The Rye Fire Protection District Board of Directors met Wednesday, August 20. RFPD’s newest Board member is Bill Monck, replacing the outgoing John Schaiberger.
The Board approved a new 457(k) elective retirement plan for RFPD employees. The plan allows individual employees to set aside pre-tax dollars in a special plan administered by the Fire and Police Pension Association, in addition to the pension provided by the FPPA.
The RFPD is preparing to build a new fire station, and the Board is preparing a bond sale to provide the funds. The bond proposal was sent to a consultant for suggestions. The consultant suggested several changes, and the Board voted to accept the changes. Look for more information on the fire station and the bond issue in coming months.
Fire Chief Phil Daniels announced the District just purchased a truck from PepsiCo. The truck has 150,000 miles on it, but is in great condition, and they expect it to last many more years. It will be used to tow two new trailers the district is receiving from FEMA. The trailers will provide shower and restroom facilities for firefighters fighting large fires far from home. Firefighters are often called out of their own districts to assist with larger firefighting efforts, and two RFPD firefighters are on assignment in Oregon and three are in California.
The Bureau of Land Management is requiring all fire departments to provide new portable fire shelters for their staff. The BLM is also providing a grant for 90% of the funds needed to purchase these shelters. The board voted to accept the BLM grant and allow Chief Daniels to sign the contract.
Sara Blackhurst, Executive Director of the Greenhorn Valley Chamber of Commerce, informed the board of the upcoming Vision Summit and requested RFPD’s participation. She is requesting participation from all elected bodies in the valley in order to make everyone’s voices heard. Chairman Sonny Hood and Director Ed Sutcliffe agreed to represent RFPD at the Summit.

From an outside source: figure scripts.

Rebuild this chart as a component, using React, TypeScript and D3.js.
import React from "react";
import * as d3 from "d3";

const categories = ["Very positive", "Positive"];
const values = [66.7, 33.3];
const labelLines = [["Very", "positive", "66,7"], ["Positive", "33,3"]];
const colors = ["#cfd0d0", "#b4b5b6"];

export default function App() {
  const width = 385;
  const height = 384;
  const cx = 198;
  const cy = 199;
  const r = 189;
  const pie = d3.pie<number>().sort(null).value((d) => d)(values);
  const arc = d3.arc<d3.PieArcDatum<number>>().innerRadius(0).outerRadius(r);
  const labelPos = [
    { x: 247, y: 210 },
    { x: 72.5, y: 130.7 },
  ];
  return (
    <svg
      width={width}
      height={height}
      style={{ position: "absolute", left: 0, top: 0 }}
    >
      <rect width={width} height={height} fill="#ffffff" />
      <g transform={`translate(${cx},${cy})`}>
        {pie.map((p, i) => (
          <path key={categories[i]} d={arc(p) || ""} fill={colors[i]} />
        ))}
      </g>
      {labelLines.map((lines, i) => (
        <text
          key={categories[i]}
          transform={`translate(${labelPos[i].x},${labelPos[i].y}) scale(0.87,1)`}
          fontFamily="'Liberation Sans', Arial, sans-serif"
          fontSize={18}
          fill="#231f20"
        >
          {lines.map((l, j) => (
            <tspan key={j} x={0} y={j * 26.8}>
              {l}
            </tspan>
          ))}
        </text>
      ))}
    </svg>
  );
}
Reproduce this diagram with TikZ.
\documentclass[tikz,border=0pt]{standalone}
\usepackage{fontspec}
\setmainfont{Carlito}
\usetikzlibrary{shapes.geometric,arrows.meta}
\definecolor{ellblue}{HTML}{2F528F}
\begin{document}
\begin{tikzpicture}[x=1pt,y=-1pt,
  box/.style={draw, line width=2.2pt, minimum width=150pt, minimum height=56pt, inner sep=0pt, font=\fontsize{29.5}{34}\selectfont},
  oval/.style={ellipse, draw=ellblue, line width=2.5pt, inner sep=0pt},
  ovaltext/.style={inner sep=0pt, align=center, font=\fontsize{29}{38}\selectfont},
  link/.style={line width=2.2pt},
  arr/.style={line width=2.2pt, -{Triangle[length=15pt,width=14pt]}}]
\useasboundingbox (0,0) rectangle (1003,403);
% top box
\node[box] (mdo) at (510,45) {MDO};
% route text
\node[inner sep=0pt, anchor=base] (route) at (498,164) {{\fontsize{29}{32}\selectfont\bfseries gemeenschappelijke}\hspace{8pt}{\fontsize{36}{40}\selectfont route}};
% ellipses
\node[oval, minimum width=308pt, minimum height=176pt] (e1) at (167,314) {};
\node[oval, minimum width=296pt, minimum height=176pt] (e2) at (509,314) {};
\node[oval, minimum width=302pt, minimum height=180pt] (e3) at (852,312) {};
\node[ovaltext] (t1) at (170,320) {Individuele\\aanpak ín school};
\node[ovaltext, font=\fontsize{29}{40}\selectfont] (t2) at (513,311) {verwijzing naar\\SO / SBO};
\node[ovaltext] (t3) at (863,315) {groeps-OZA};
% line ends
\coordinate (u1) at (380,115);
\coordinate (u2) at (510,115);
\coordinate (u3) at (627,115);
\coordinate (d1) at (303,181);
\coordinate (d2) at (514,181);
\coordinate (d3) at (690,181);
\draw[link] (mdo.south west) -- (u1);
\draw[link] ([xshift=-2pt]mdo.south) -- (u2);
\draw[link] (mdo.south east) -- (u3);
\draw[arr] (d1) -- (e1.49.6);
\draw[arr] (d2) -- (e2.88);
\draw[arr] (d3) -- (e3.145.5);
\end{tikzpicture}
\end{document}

Sam Serracino and Dick Greet from the Rye Board of Directors approached the RFPD for help with raising funds for the new water project in Rye. The water project, which includes a new water treatment plant and meters on each tap, will cost approximately $1.1 million. Rye was recently granted $467,350 by the Department of Local Affairs, and although grateful for the grant, the town of Rye is still struggling to come up with the rest of the money. Rye is approved to borrow the remainder at a very low rate, approximately 1.25%. But even that leaves them in a tough position, as paying it back would require tripling the entire town’s water bill for the next thirty years. Rye is approaching every group possible, including state and county officials, and they’ll keep us updated on their progress.